Directive: Word for word, copy all the data and drop the pictures.

Stored data:
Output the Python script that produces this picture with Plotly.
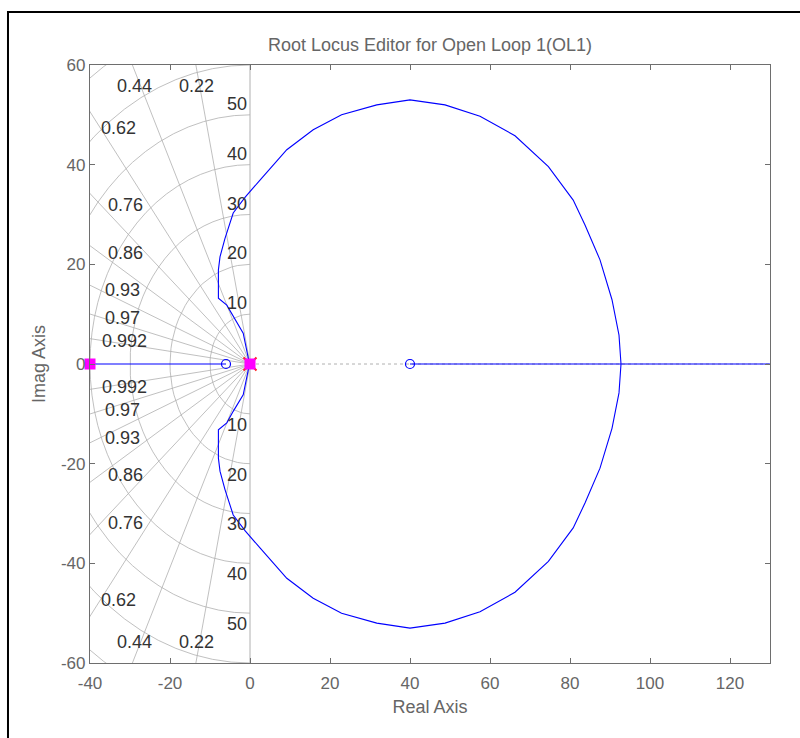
import numpy as np
import plotly.graph_objects as go

# ---- locus data -------------------------------------------------------------
# upper complex branch, from the origin round to the break-in point
locus_re = [0.0, -0.4, -1.7, -4.2, -5.8, -7.9, -7.9, -7.5, -6.25, -4.2, -1.2, 2.5,
            9.2, 15.8, 22.9, 31.7, 40.0, 48.75, 57.5, 66.25, 74.6, 80.8, 83.75,
            87.5, 90.5, 92.25, 92.75]
locus_im = [0.0, 1.1, 6.2, 9.5, 11.8, 13.2, 18.9, 21.5, 25.2, 30.3, 33.5, 36.9,
            43.0, 47.0, 50.0, 52.0, 53.0, 52.0, 49.7, 45.8, 39.6, 32.9, 27.9,
            20.9, 12.9, 5.8, 0.0]

# real-axis locus segments (start, end)
real_seg_start = [-45.0, 40.0]
real_seg_end = [-6.0, 135.0]

open_loop_zeros = [-6.0, 40.0]
closed_loop_poles = [-40.0, 0.0]
compensator_poles = [0.0]

# ---- axes ticks --------------------------------------------------------------
x_ticks = [-40, -20, 0, 20, 40, 60, 80, 100, 120]
y_ticks = [-60, -40, -20, 0, 20, 40, 60]

# ---- s-plane grid ----------------------------------------------------------
zeta_values = [0.22, 0.44, 0.62, 0.76, 0.86, 0.93, 0.97, 0.992]
wn_values = [10, 20, 30, 40, 50, 60, 70]
wn_labels = ["10", "20", "30", "40", "50"]

GRID = "#b0b0b0"
BLUE = "#0000ff"
MAGENTA = "#ff00ff"
TXT = "#333333"
AX = "#6e6e6e"
LBL = "#666666"
FONT = "Liberation Sans, Arial"

fig = go.Figure()

# natural-frequency arcs in the left half plane
th = np.linspace(np.pi / 2, 3 * np.pi / 2, 41)
for wn in wn_values:
    fig.add_trace(go.Scatter(x=wn * np.cos(th), y=wn * np.sin(th), mode="lines",
                             line=dict(color=GRID, width=0.8), hoverinfo="skip"))

# constant damping rays
for z in zeta_values:
    s = np.sqrt(1 - z * z)
    for sg in (1, -1):
        fig.add_trace(go.Scatter(x=[0, -200 * z], y=[0, sg * 200 * s], mode="lines",
                                 line=dict(color=GRID, width=0.8), hoverinfo="skip"))

# imaginary axis (zero damping) and real-axis reference line
fig.add_trace(go.Scatter(x=[0, 0], y=[-80, 80], mode="lines",
                         line=dict(color=GRID, width=1), hoverinfo="skip"))
fig.add_trace(go.Scatter(x=[0, 140], y=[0, 0], mode="lines",
                         line=dict(color=GRID, width=1, dash="dot"), hoverinfo="skip"))

# root locus: complex branches (upper then mirrored lower)
re = np.array(locus_re)
im = np.array(locus_im)
fig.add_trace(go.Scatter(x=np.concatenate([re, re[::-1]]),
                         y=np.concatenate([im, -im[::-1]]),
                         mode="lines", line=dict(color=BLUE, width=1.1), hoverinfo="skip"))
for a, b in zip(real_seg_start, real_seg_end):
    fig.add_trace(go.Scatter(x=[a, b], y=[0, 0], mode="lines",
                             line=dict(color=BLUE, width=1.1), hoverinfo="skip"))

# open-loop zeros
fig.add_trace(go.Scatter(x=open_loop_zeros, y=[0] * len(open_loop_zeros), mode="markers",
                         marker=dict(symbol="circle-open", size=9, color=BLUE,
                                     line=dict(width=1.2, color=BLUE)),
                         hoverinfo="skip"))
# compensator pole
fig.add_trace(go.Scatter(x=compensator_poles, y=[0] * len(compensator_poles), mode="markers",
                         marker=dict(symbol="x-thin-open", size=13, color="#ff2020",
                                     line=dict(width=2, color="#ff2020")),
                         hoverinfo="skip"))
# closed-loop poles at the current gain
fig.add_trace(go.Scatter(x=closed_loop_poles, y=[0] * len(closed_loop_poles), mode="markers",
                         marker=dict(symbol="square", size=11, color=MAGENTA),
                         cliponaxis=False, hoverinfo="skip"))

# damping labels (placed near the plot edge, mirrored below)
zeta_label_pos = [(-13.5, 55.8), (-28.9, 55.8), (-33.0, 47.4), (-31.25, 31.9),
                  (-31.25, 22.3), (-32.0, 14.9), (-32.0, 9.2), (-31.5, 4.6)]
annotations = []
for z, (lx, ly) in zip(zeta_values, zeta_label_pos):
    for sg in (1, -1):
        annotations.append(dict(x=lx, y=sg * ly, text=f"{z:g}", showarrow=False,
                                font=dict(size=18, color=TXT, family=FONT),
                                xanchor="center", yanchor="middle"))
# natural-frequency labels next to the imaginary axis
for t in wn_labels:
    w = float(t)
    for sg in (1, -1):
        annotations.append(dict(x=-0.2, y=sg * (w + 2.2), text=t, showarrow=False,
                                font=dict(size=18, color=TXT, family=FONT),
                                xanchor="right", yanchor="middle"))

fig.update_layout(
    width=800, height=738,
    margin=dict(l=90, r=30, t=65, b=75),
    paper_bgcolor="white", plot_bgcolor="white",
    showlegend=False,
    font=dict(family=FONT, color=LBL, size=16),
    title=dict(text="Root Locus Editor for Open Loop 1(OL1)", x=0.5375, xanchor="center",
               y=1 - 45 / 738, yanchor="middle",
               font=dict(size=18, color=LBL)),
    annotations=annotations,
    shapes=[dict(type="rect", xref="paper", yref="paper",
                 x0=-0.1206, x1=1.2, y0=-0.3, y1=1.0886,
                 line=dict(color="black", width=2), layer="above")],
)
fig.update_xaxes(range=[-40, 130], tickvals=x_ticks, ticktext=[str(v) for v in x_ticks],
                 showgrid=False, zeroline=False, showline=True, linecolor=AX, linewidth=1.2,
                 mirror="allticks", ticks="inside", ticklen=5, tickcolor=AX,
                 ticklabelstandoff=4,
                 title=dict(text="Real Axis", font=dict(size=18, color=LBL), standoff=8),
                 tickfont=dict(size=17, color=LBL))
fig.update_yaxes(range=[-60, 60], tickvals=y_ticks, ticktext=[str(v) for v in y_ticks],
                 showgrid=False, zeroline=False, showline=True, linecolor=AX, linewidth=1.2,
                 mirror="allticks", ticks="inside", ticklen=5, tickcolor=AX,
                 title=dict(text="Imag Axis", font=dict(size=18, color=LBL), standoff=10),
                 tickfont=dict(size=17, color=LBL))

fig.write_html("out.html")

Correct answer:
Output the Python script that produces this picture with Plotly.
import numpy as np
import plotly.graph_objects as go

# ---- locus data -------------------------------------------------------------
# upper complex branch, from the origin round to the break-in point
locus_re = [0.0, -0.4, -1.7, -4.2, -5.8, -7.9, -7.9, -7.5, -6.25, -4.2, -1.2, 2.5,
            9.2, 15.8, 22.9, 31.7, 40.0, 48.75, 57.5, 66.25, 74.6, 80.8, 83.75,
            87.5, 90.5, 92.25, 92.75]
locus_im = [0.0, 1.1, 6.2, 9.5, 11.8, 13.2, 18.9, 21.5, 25.2, 30.3, 33.5, 36.9,
            43.0, 47.0, 50.0, 52.0, 53.0, 52.0, 49.7, 45.8, 39.6, 32.9, 27.9,
            20.9, 12.9, 5.8, 0.0]

# real-axis locus segments (start, end)
real_seg_start = [-45.0, 40.0]
real_seg_end = [-6.0, 135.0]

open_loop_zeros = [-6.0, 40.0]
closed_loop_poles = [-40.0, 0.0]
compensator_poles = [0.0]

# ---- axes ticks --------------------------------------------------------------
x_ticks = [-40, -20, 0, 20, 40, 60, 80, 100, 120]
y_ticks = [-60, -40, -20, 0, 20, 40, 60]

# ---- s-plane grid ----------------------------------------------------------
zeta_values = [0.22, 0.44, 0.62, 0.76, 0.86, 0.93, 0.97, 0.992]
wn_values = [10, 20, 30, 40, 50, 60, 70]
wn_labels = ["10", "20", "30", "40", "50"]

GRID = "#b0b0b0"
BLUE = "#0000ff"
MAGENTA = "#ff00ff"
TXT = "#333333"
AX = "#6e6e6e"
LBL = "#666666"
FONT = "Liberation Sans, Arial"

fig = go.Figure()

# natural-frequency arcs in the left half plane
th = np.linspace(np.pi / 2, 3 * np.pi / 2, 41)
for wn in wn_values:
    fig.add_trace(go.Scatter(x=wn * np.cos(th), y=wn * np.sin(th), mode="lines",
                             line=dict(color=GRID, width=0.8), hoverinfo="skip"))

# constant damping rays
for z in zeta_values:
    s = np.sqrt(1 - z * z)
    for sg in (1, -1):
        fig.add_trace(go.Scatter(x=[0, -200 * z], y=[0, sg * 200 * s], mode="lines",
                                 line=dict(color=GRID, width=0.8), hoverinfo="skip"))

# imaginary axis (zero damping) and real-axis reference line
fig.add_trace(go.Scatter(x=[0, 0], y=[-80, 80], mode="lines",
                         line=dict(color=GRID, width=1), hoverinfo="skip"))
fig.add_trace(go.Scatter(x=[0, 140], y=[0, 0], mode="lines",
                         line=dict(color=GRID, width=1, dash="dot"), hoverinfo="skip"))

# root locus: complex branches (upper then mirrored lower)
re = np.array(locus_re)
im = np.array(locus_im)
fig.add_trace(go.Scatter(x=np.concatenate([re, re[::-1]]),
                         y=np.concatenate([im, -im[::-1]]),
                         mode="lines", line=dict(color=BLUE, width=1.1), hoverinfo="skip"))
for a, b in zip(real_seg_start, real_seg_end):
    fig.add_trace(go.Scatter(x=[a, b], y=[0, 0], mode="lines",
                             line=dict(color=BLUE, width=1.1), hoverinfo="skip"))

# open-loop zeros
fig.add_trace(go.Scatter(x=open_loop_zeros, y=[0] * len(open_loop_zeros), mode="markers",
                         marker=dict(symbol="circle-open", size=9, color=BLUE,
                                     line=dict(width=1.2, color=BLUE)),
                         hoverinfo="skip"))
# compensator pole
fig.add_trace(go.Scatter(x=compensator_poles, y=[0] * len(compensator_poles), mode="markers",
                         marker=dict(symbol="x-thin-open", size=13, color="#ff2020",
                                     line=dict(width=2, color="#ff2020")),
                         hoverinfo="skip"))
# closed-loop poles at the current gain
fig.add_trace(go.Scatter(x=closed_loop_poles, y=[0] * len(closed_loop_poles), mode="markers",
                         marker=dict(symbol="square", size=11, color=MAGENTA),
                         cliponaxis=False, hoverinfo="skip"))

# damping labels (placed near the plot edge, mirrored below)
zeta_label_pos = [(-13.5, 55.8), (-28.9, 55.8), (-33.0, 47.4), (-31.25, 31.9),
                  (-31.25, 22.3), (-32.0, 14.9), (-32.0, 9.2), (-31.5, 4.6)]
annotations = []
for z, (lx, ly) in zip(zeta_values, zeta_label_pos):
    for sg in (1, -1):
        annotations.append(dict(x=lx, y=sg * ly, text=f"{z:g}", showarrow=False,
                                font=dict(size=18, color=TXT, family=FONT),
                                xanchor="center", yanchor="middle"))
# natural-frequency labels next to the imaginary axis
for t in wn_labels:
    w = float(t)
    for sg in (1, -1):
        annotations.append(dict(x=-0.2, y=sg * (w + 2.2), text=t, showarrow=False,
                                font=dict(size=18, color=TXT, family=FONT),
                                xanchor="right", yanchor="middle"))

fig.update_layout(
    width=800, height=738,
    margin=dict(l=90, r=30, t=65, b=75),
    paper_bgcolor="white", plot_bgcolor="white",
    showlegend=False,
    font=dict(family=FONT, color=LBL, size=16),
    title=dict(text="Root Locus Editor for Open Loop 1(OL1)", x=0.5375, xanchor="center",
               y=1 - 45 / 738, yanchor="middle",
               font=dict(size=18, color=LBL)),
    annotations=annotations,
    shapes=[dict(type="rect", xref="paper", yref="paper",
                 x0=-0.1206, x1=1.2, y0=-0.3, y1=1.0886,
                 line=dict(color="black", width=2), layer="above")],
)
fig.update_xaxes(range=[-40, 130], tickvals=x_ticks, ticktext=[str(v) for v in x_ticks],
                 showgrid=False, zeroline=False, showline=True, linecolor=AX, linewidth=1.2,
                 mirror="allticks", ticks="inside", ticklen=5, tickcolor=AX,
                 ticklabelstandoff=4,
                 title=dict(text="Real Axis", font=dict(size=18, color=LBL), standoff=8),
                 tickfont=dict(size=17, color=LBL))
fig.update_yaxes(range=[-60, 60], tickvals=y_ticks, ticktext=[str(v) for v in y_ticks],
                 showgrid=False, zeroline=False, showline=True, linecolor=AX, linewidth=1.2,
                 mirror="allticks", ticks="inside", ticklen=5, tickcolor=AX,
                 title=dict(text="Imag Axis", font=dict(size=18, color=LBL), standoff=10),
                 tickfont=dict(size=17, color=LBL))

fig.write_html("out.html")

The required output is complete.